--- Start ---

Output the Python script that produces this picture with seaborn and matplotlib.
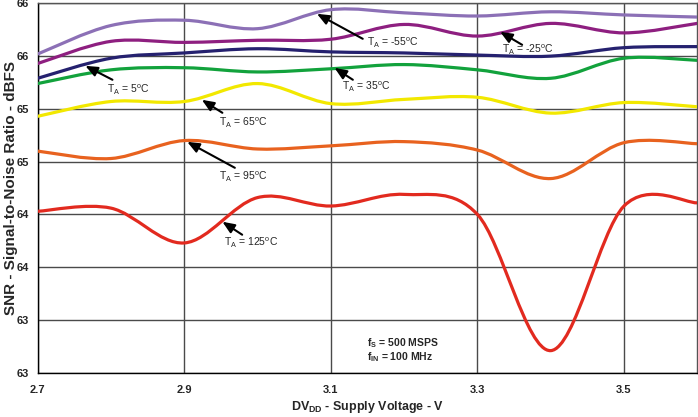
import numpy as np
import pandas as pd
import matplotlib
matplotlib.use("Agg")
import matplotlib.pyplot as plt
from matplotlib.path import Path
from matplotlib.patches import PathPatch
import seaborn as sns

# supply voltage sweep (V)
dvdd = [2.7, 2.8, 2.9, 3.0, 3.1, 3.2, 3.3, 3.4, 3.5, 3.6]

# SNR (dBFS), one list per temperature
snr_m55 = [65.72, 65.99, 66.04, 65.96, 66.14, 66.11, 66.08, 66.12, 66.09, 66.07]
snr_m25 = [65.63, 65.84, 65.83, 65.85, 65.86, 66.00, 65.89, 66.01, 65.92, 66.01]
snr_5 = [65.49, 65.68, 65.73, 65.77, 65.74, 65.73, 65.71, 65.70, 65.78, 65.79]
snr_35 = [65.44, 65.57, 65.59, 65.55, 65.58, 65.62, 65.57, 65.49, 65.68, 65.66]
snr_65 = [65.13, 65.27, 65.27, 65.44, 65.25, 65.29, 65.31, 65.16, 65.26, 65.22]
snr_95 = [64.80, 64.73, 64.90, 64.82, 64.85, 64.89, 64.81, 64.54, 64.88, 64.87]
snr_125 = [64.23, 64.26, 63.93, 64.36, 64.28, 64.39, 64.20, 62.91, 64.28, 64.31]

temps = ["-55", "-25", "5", "35", "65", "95", "125"]
colors = ["#8C70B6", "#8E1F80", "#25216F", "#12A23C", "#F2E800", "#E8621F", "#E22A1F"]

x_ticks = [2.7, 2.9, 3.1, 3.3, 3.5]
x_tick_labels = ["2.7", "2.9", "3.1", "3.3", "3.5"]
y_ticks = [62.7, 63.2, 63.7, 64.2, 64.7, 65.2, 65.7, 66.2]
y_tick_labels = ["63", "63", "64", "64", "65", "65", "66", "66"]

df = pd.DataFrame({"DVDD": dvdd, "-55": snr_m55, "-25": snr_m25, "5": snr_5,
                   "35": snr_35, "65": snr_65, "95": snr_95, "125": snr_125})
long_df = df.melt(id_vars="DVDD", var_name="temp", value_name="SNR")

sns.set_theme(style="white")
plt.rcParams["font.family"] = ["Liberation Sans", "DejaVu Sans"]
plt.rcParams["mathtext.fontset"] = "custom"
plt.rcParams["mathtext.rm"] = "Liberation Sans"
plt.rcParams["mathtext.bf"] = "Liberation Sans:bold"


def smooth_path(xs, ys):
    # excel style smoothed line: cubic bezier through the points
    pts = np.column_stack([xs, ys])
    n = len(pts)
    verts = [pts[0]]
    codes = [Path.MOVETO]
    for i in range(n - 1):
        p0 = pts[i - 1] if i > 0 else pts[i]
        p1 = pts[i]
        p2 = pts[i + 1]
        p3 = pts[i + 2] if i + 2 < n else pts[i + 1]
        verts += [p1 + (p2 - p0) / 6, p2 - (p3 - p1) / 6, p2]
        codes += [Path.CURVE4] * 3
    return Path(verts, codes)


fig = plt.figure(figsize=(6.98, 4.17), dpi=100)
ax = fig.add_axes([0.054, 0.106, 0.945, 0.886])

for t, c in zip(temps, colors):
    sub = long_df[long_df["temp"] == t]
    ax.add_patch(PathPatch(smooth_path(sub["DVDD"].values, sub["SNR"].values),
                           fill=False, edgecolor=c, lw=2.3, capstyle="round", zorder=3))

ax.set_xlim(2.7, 3.6)
ax.set_ylim(62.7, 66.2)
ax.set_xticks(x_ticks)
ax.set_xticklabels(x_tick_labels, fontweight="bold", fontsize=8)
ax.set_yticks(y_ticks)
ax.set_yticklabels(y_tick_labels, fontweight="bold", fontsize=8)
ax.tick_params(axis="both", length=3, width=1, color="#333333", pad=6, direction="out")
ax.tick_params(axis="y", pad=3)
ax.grid(True, color="#4a4a4a", lw=1)
for s in ax.spines.values():
    s.set_color("#555555")
    s.set_linewidth(1)
ax.spines["left"].set_color("black")
ax.spines["bottom"].set_color("black")

ax.set_xlabel(r"DV$_{\mathbf{DD}}$ - Supply Voltage - V", fontweight="bold", fontsize=9)
ax.xaxis.set_label_coords(0.5, -0.072)
ax.set_ylabel("SNR - Signal-to-Noise Ratio - dBFS", fontweight="bold", fontsize=11)
ax.yaxis.set_label_coords(-0.03, 0.5)

# annotation arrows: (tip, tail, text position)
notes = [
    ("-55", (3.081, 66.101), (3.1435, 65.864), (3.149, 65.826)),
    ("-25", (3.331, 65.930), (3.361, 65.807), (3.334, 65.760)),
    ("5", (2.765, 65.608), (2.802, 65.476), (2.794, 65.381)),
    ("35", (3.105, 65.589), (3.130, 65.476), (3.115, 65.409)),
    ("65", (2.924, 65.286), (2.952, 65.163), (2.948, 65.068)),
    ("95", (2.904, 64.888), (2.969, 64.642), (2.948, 64.557)),
    ("125", (2.952, 64.131), (2.979, 64.008), (2.954, 63.932)),
]
for t, tip, tail, pos in notes:
    ax.annotate("", xy=tip, xytext=tail,
                arrowprops=dict(arrowstyle="-|>,head_length=0.6,head_width=0.25",
                                color="black", lw=1.5, shrinkA=0, shrinkB=0), zorder=4)
    ax.text(pos[0], pos[1], r"T$_\mathrm{A}$ = " + t + r"$^\mathrm{o}$C",
            fontsize=7.5, ha="left", va="center", zorder=4)

ax.text(3.149, 62.985, r"f$_\mathbf{S}$ = 500 MSPS", fontsize=7.5, fontweight="bold",
        ha="left", va="center")
ax.text(3.149, 62.852, r"f$_\mathbf{IN}$ = 100 MHz", fontsize=7.5, fontweight="bold",
        ha="left", va="center")

fig.savefig("out.png", dpi=100)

--- End ---

Task:
Write out nothing but the lines from the start of the data through the line with "3.4, 3.5, 3.6]". Leave out the pictures.

Final answer:
Output the Python script that produces this picture with seaborn and matplotlib.
import numpy as np
import pandas as pd
import matplotlib
matplotlib.use("Agg")
import matplotlib.pyplot as plt
from matplotlib.path import Path
from matplotlib.patches import PathPatch
import seaborn as sns

# supply voltage sweep (V)
dvdd = [2.7, 2.8, 2.9, 3.0, 3.1, 3.2, 3.3, 3.4, 3.5, 3.6]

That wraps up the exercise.